**REQUIRED WORK**.
Set each record down exactly, excluding all images.

**ENTRIES**.
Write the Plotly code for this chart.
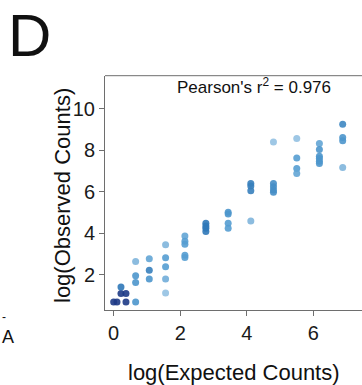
import plotly.graph_objects as go

# log expected counts (x), log observed counts (y), point density shade
expected_log = [0.00, 0.10, 0.37, 0.22, 0.37, 0.22, 0.66,
                0.66, 0.66, 0.66,
                1.07, 1.07, 1.07,
                1.56, 1.56, 1.56, 1.56, 1.56,
                2.14, 2.14, 2.14, 2.14, 2.14,
                2.77, 2.77, 2.77, 2.77,
                3.44, 3.44, 3.44, 3.44,
                4.12, 4.12, 4.12, 4.12,
                4.80, 4.80, 4.80, 4.80, 4.80,
                5.50, 5.50, 5.50, 5.50,
                6.18, 6.18, 6.18, 6.18, 6.18, 6.18,
                6.88, 6.88, 6.88, 6.88]
observed_log = [0.69, 0.69, 0.69, 1.10, 1.10, 1.41, 0.69,
                1.63, 1.95, 2.64,
                1.79, 2.21, 2.77,
                1.12, 1.79, 2.39, 2.82, 3.44,
                3.87, 3.61, 3.47, 2.94, 2.83,
                4.48, 4.35, 4.24, 4.08,
                5.01, 4.92, 4.48, 4.24,
                6.40, 6.27, 6.05, 4.59,
                6.40, 6.24, 6.08, 5.97, 8.40,
                8.56, 7.63, 7.12, 6.88,
                8.32, 8.03, 7.71, 7.60, 7.47, 7.36,
                9.25, 8.61, 8.45, 7.17]
density = [1.0, 1.0, 1.0, 1.0, 1.0, 0.75, 0.55,
           0.55, 0.55, 0.35,
           0.55, 0.7, 0.45,
           0.25, 0.4, 0.5, 0.5, 0.35,
           0.45, 0.5, 0.5, 0.5, 0.5,
           0.75, 0.75, 0.75, 0.75,
           0.55, 0.55, 0.5, 0.5,
           0.7, 0.7, 0.7, 0.35,
           0.6, 0.6, 0.6, 0.6, 0.25,
           0.25, 0.5, 0.5, 0.45,
           0.45, 0.55, 0.55, 0.55, 0.55, 0.55,
           0.65, 0.55, 0.55, 0.35]

x_ticks = [0, 2, 4, 6]
y_ticks = [2, 4, 6, 8, 10]
pearson_label = "Pearson's r<sup>2</sup> = 0.976"

W, H = 362, 385
FONT = "Arial, Liberation Sans, sans-serif"

colorscale = [[0.0, "#b3d3ea"], [0.3, "#8dbde0"], [0.5, "#559dd1"],
              [0.75, "#2f78b8"], [1.0, "#1d3a86"]]

fig = go.Figure()
fig.add_trace(go.Scatter(
    x=expected_log, y=observed_log, mode="markers",
    marker=dict(size=7, color=density, colorscale=colorscale, cmin=0, cmax=1,
                opacity=0.9, line=dict(width=0)),
    showlegend=False, hoverinfo="skip"))

axis_common = dict(showgrid=False, zeroline=False, showline=True, linecolor="#6e6e6e",
                   linewidth=1, ticks="outside", ticklen=5, tickcolor="#6e6e6e",
                   tickfont=dict(family=FONT, size=20, color="#1a1a1a"))

fig.update_layout(
    width=W, height=H, margin=dict(l=0, r=0, t=0, b=0),
    paper_bgcolor="white", plot_bgcolor="white",
    xaxis=dict(domain=[105 / W, 1], range=[-0.26, 7.46], tickvals=x_ticks, **axis_common),
    yaxis=dict(domain=[75 / H, 309.3 / H], range=[0.30, 11.59], tickvals=y_ticks, **axis_common),
)

fig.add_shape(type="line", xref="paper", yref="paper", x0=105 / W, x1=1,
              y0=309.3 / H, y1=309.3 / H, line=dict(color="#6e6e6e", width=1))

ann = [
    dict(text="D", x=6 / W, y=1.0, xanchor="left", yanchor="top", size=60),
    dict(text=pearson_label, x=254 / W, y=1 - 86 / H, xanchor="center", yanchor="middle", size=17),
    dict(text="log(Expected Counts)", x=234 / W, y=1 - 372 / H, xanchor="center", yanchor="middle", size=22),
    dict(text="A", x=0, y=1 - 337 / H, xanchor="left", yanchor="middle", size=18),
]
for a in ann:
    fig.add_annotation(text=a["text"], x=a["x"], y=a["y"], xref="paper", yref="paper",
                       xanchor=a["xanchor"], yanchor=a["yanchor"], showarrow=False,
                       font=dict(family=FONT, size=a["size"], color="#111111"))

fig.add_annotation(text="log(Observed Counts)", x=63 / W, y=1 - 196 / H, xref="paper", yref="paper",
                   textangle=-90, xanchor="center", yanchor="middle", showarrow=False,
                   font=dict(family=FONT, size=22, color="#111111"))
fig.add_annotation(text="-", x=0, y=1 - 317 / H, xref="paper", yref="paper",
                   xanchor="left", yanchor="middle", showarrow=False,
                   font=dict(family=FONT, size=12, color="#111111"))

fig.write_html("out.html")
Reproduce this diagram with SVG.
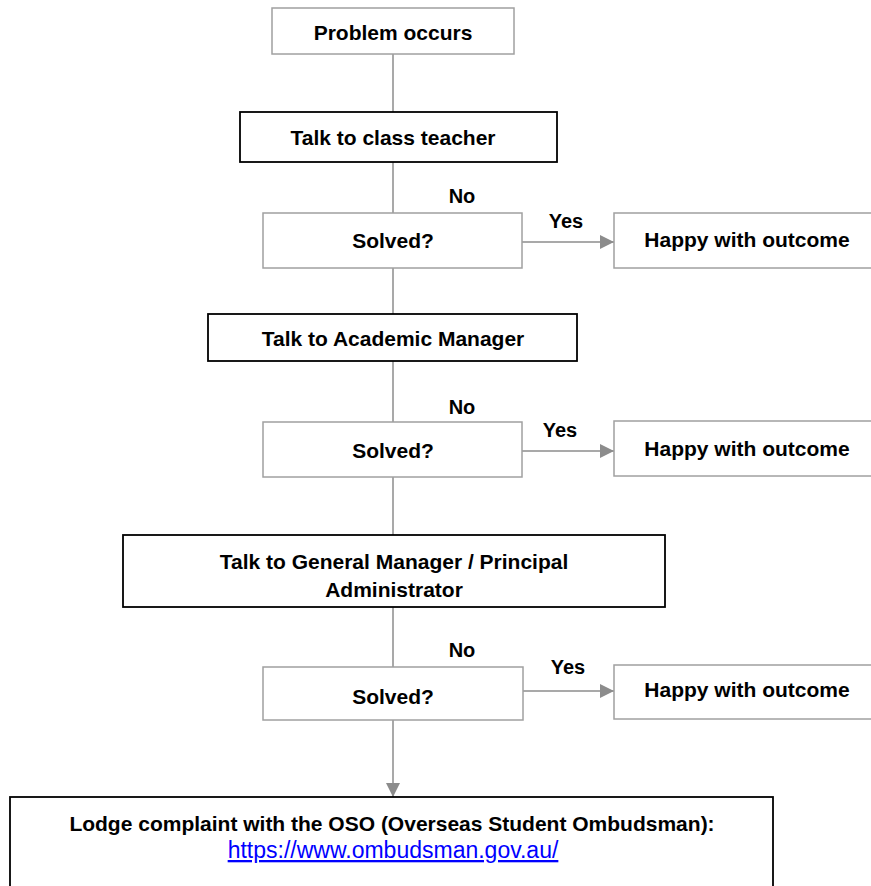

**THE ANSWER**.
Write the Plotly code for this chart.
import plotly.graph_objects as go

# log expected counts (x), log observed counts (y), point density shade
expected_log = [0.00, 0.10, 0.37, 0.22, 0.37, 0.22, 0.66,
                0.66, 0.66, 0.66,
                1.07, 1.07, 1.07,
                1.56, 1.56, 1.56, 1.56, 1.56,
                2.14, 2.14, 2.14, 2.14, 2.14,
                2.77, 2.77, 2.77, 2.77,
                3.44, 3.44, 3.44, 3.44,
                4.12, 4.12, 4.12, 4.12,
                4.80, 4.80, 4.80, 4.80, 4.80,
                5.50, 5.50, 5.50, 5.50,
                6.18, 6.18, 6.18, 6.18, 6.18, 6.18,
                6.88, 6.88, 6.88, 6.88]
observed_log = [0.69, 0.69, 0.69, 1.10, 1.10, 1.41, 0.69,
                1.63, 1.95, 2.64,
                1.79, 2.21, 2.77,
                1.12, 1.79, 2.39, 2.82, 3.44,
                3.87, 3.61, 3.47, 2.94, 2.83,
                4.48, 4.35, 4.24, 4.08,
                5.01, 4.92, 4.48, 4.24,
                6.40, 6.27, 6.05, 4.59,
                6.40, 6.24, 6.08, 5.97, 8.40,
                8.56, 7.63, 7.12, 6.88,
                8.32, 8.03, 7.71, 7.60, 7.47, 7.36,
                9.25, 8.61, 8.45, 7.17]
density = [1.0, 1.0, 1.0, 1.0, 1.0, 0.75, 0.55,
           0.55, 0.55, 0.35,
           0.55, 0.7, 0.45,
           0.25, 0.4, 0.5, 0.5, 0.35,
           0.45, 0.5, 0.5, 0.5, 0.5,
           0.75, 0.75, 0.75, 0.75,
           0.55, 0.55, 0.5, 0.5,
           0.7, 0.7, 0.7, 0.35,
           0.6, 0.6, 0.6, 0.6, 0.25,
           0.25, 0.5, 0.5, 0.45,
           0.45, 0.55, 0.55, 0.55, 0.55, 0.55,
           0.65, 0.55, 0.55, 0.35]

x_ticks = [0, 2, 4, 6]
y_ticks = [2, 4, 6, 8, 10]
pearson_label = "Pearson's r<sup>2</sup> = 0.976"

W, H = 362, 385
FONT = "Arial, Liberation Sans, sans-serif"

colorscale = [[0.0, "#b3d3ea"], [0.3, "#8dbde0"], [0.5, "#559dd1"],
              [0.75, "#2f78b8"], [1.0, "#1d3a86"]]

fig = go.Figure()
fig.add_trace(go.Scatter(
    x=expected_log, y=observed_log, mode="markers",
    marker=dict(size=7, color=density, colorscale=colorscale, cmin=0, cmax=1,
                opacity=0.9, line=dict(width=0)),
    showlegend=False, hoverinfo="skip"))

axis_common = dict(showgrid=False, zeroline=False, showline=True, linecolor="#6e6e6e",
                   linewidth=1, ticks="outside", ticklen=5, tickcolor="#6e6e6e",
                   tickfont=dict(family=FONT, size=20, color="#1a1a1a"))

fig.update_layout(
    width=W, height=H, margin=dict(l=0, r=0, t=0, b=0),
    paper_bgcolor="white", plot_bgcolor="white",
    xaxis=dict(domain=[105 / W, 1], range=[-0.26, 7.46], tickvals=x_ticks, **axis_common),
    yaxis=dict(domain=[75 / H, 309.3 / H], range=[0.30, 11.59], tickvals=y_ticks, **axis_common),
)

fig.add_shape(type="line", xref="paper", yref="paper", x0=105 / W, x1=1,
              y0=309.3 / H, y1=309.3 / H, line=dict(color="#6e6e6e", width=1))

ann = [
    dict(text="D", x=6 / W, y=1.0, xanchor="left", yanchor="top", size=60),
    dict(text=pearson_label, x=254 / W, y=1 - 86 / H, xanchor="center", yanchor="middle", size=17),
    dict(text="log(Expected Counts)", x=234 / W, y=1 - 372 / H, xanchor="center", yanchor="middle", size=22),
    dict(text="A", x=0, y=1 - 337 / H, xanchor="left", yanchor="middle", size=18),
]
for a in ann:
    fig.add_annotation(text=a["text"], x=a["x"], y=a["y"], xref="paper", yref="paper",
                       xanchor=a["xanchor"], yanchor=a["yanchor"], showarrow=False,
                       font=dict(family=FONT, size=a["size"], color="#111111"))

fig.add_annotation(text="log(Observed Counts)", x=63 / W, y=1 - 196 / H, xref="paper", yref="paper",
                   textangle=-90, xanchor="center", yanchor="middle", showarrow=False,
                   font=dict(family=FONT, size=22, color="#111111"))
fig.add_annotation(text="-", x=0, y=1 - 317 / H, xref="paper", yref="paper",
                   xanchor="left", yanchor="middle", showarrow=False,
                   font=dict(family=FONT, size=12, color="#111111"))

fig.write_html("out.html")
Reproduce this diagram with SVG.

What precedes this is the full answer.